Now, before you get all bent out of shape about the horrors of humans using mind- or mood-altering substances at all, I have bad news. We probably have eaten, drunk or otherwise partaken of all of those substances before we were even humans. Chimpanzee bands have been observed seeking out and ingesting fruit that has become fermented, seemingly on purpose. Or if you prefer, our nearest relatives in the animal kingdom have a tendency to go in search of hooch and get drunk off their furry *sses.
We have mentions of beer in the earliest cuneiform manuscripts and the Bible records the shame and evil of drunkenness.
Almost every human society has had some form of intoxicating substance baked right in.
Early Europe drank alcohol as a matter of course; since the rivers served as trash disposal as well as a source of water, the water simply couldn’t be trusted. (And not so early Europe, too.

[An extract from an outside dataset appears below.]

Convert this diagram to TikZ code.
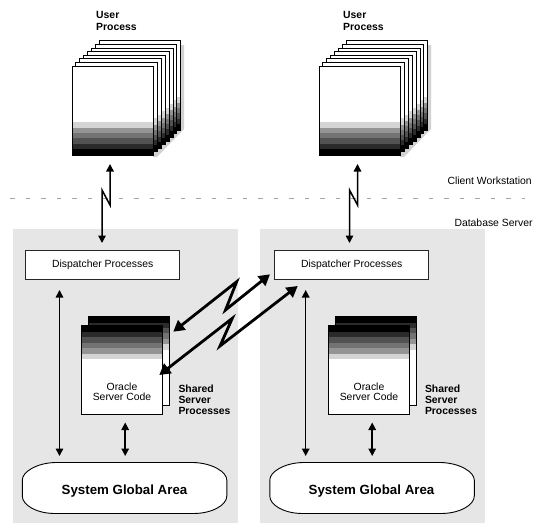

Though my parents have re-written history in their heads, part of my childhood was the Roman mix of half water and half wine, possibly because the water was not to be trusted. And no I don’t hold the rewriting against my parents. Laws tend to rewrite morality and the EU laws are very harsh on giving alcohol to minors.)
I once read a book on Elizabethan history which was going on about how truly bizarre and common plots against the throne were, and most of them were of the underpants gnome variety (Step 1. Collect underpants. Step 2. ?????? Step 3. PROFIT), i.e. completely crazy and unrealistic. They pointed out this was a boozy world, a world in which you started drinking ale in the morning, and didn’t stop till bedtime, and no matter how small that small ale was, it still contained enough alcohol to make you a little silly after you had a lot of it.
The thing is that different types of mind-altering substances are more prevalent in certain societies.
I will note that the rise of the West — and certainly their becoming the dominant culture in the world, even and despite their indiscriminate use of alcohol — seems to hinge on the spread of two substances: tobacco and coffee.
As my friend’s meme above notes, our trips to the moon involved widespread use of alcohol and tobacco in offices.
Other societies had other types of intoxicating substances. The ganja route is as old as intercontinental congress. And people have drunk, smoked, and injected other types of drugs since the dawn of time.
The funny thing is, most of the drugs that are depressants (ganja and heroine, for instance, or opium) seem to correlate with ancient civilizations in which the vast mass of the ruled submitted to the whims of the rulers. Even the khat chewed in Somalia seems more a way to while away life without tuning in to it.
And once you think of that, the fact that tobacco is fought with every possible weapon in the left’s arsenal — while we’re cheerfully enjoined to partake of a joint and told that pot is universally beneficial — will make you raise your eyebrows.
After all, extending the war on smoking to vaping is even crazier than the second-hand smoke crusade, and though I personally benefit from it, there is absolutely no reason to tell restaurant owners they can’t run a smoking establishment. If the effects are as awful as the left thinks, surely those establishments would have no clientele. On the other hand, if people want to smoke while eating, what business is it of government to tell them they can’t?
In the end, it comes down to: “Who is telling you what you should smoke?” And: “What kind of society do they want?”
Because the substances you indulge in absolutely shape the society we have. Do the tobacco-hating/pot-loving left want you to have another (pot) cigarette and learn to forget?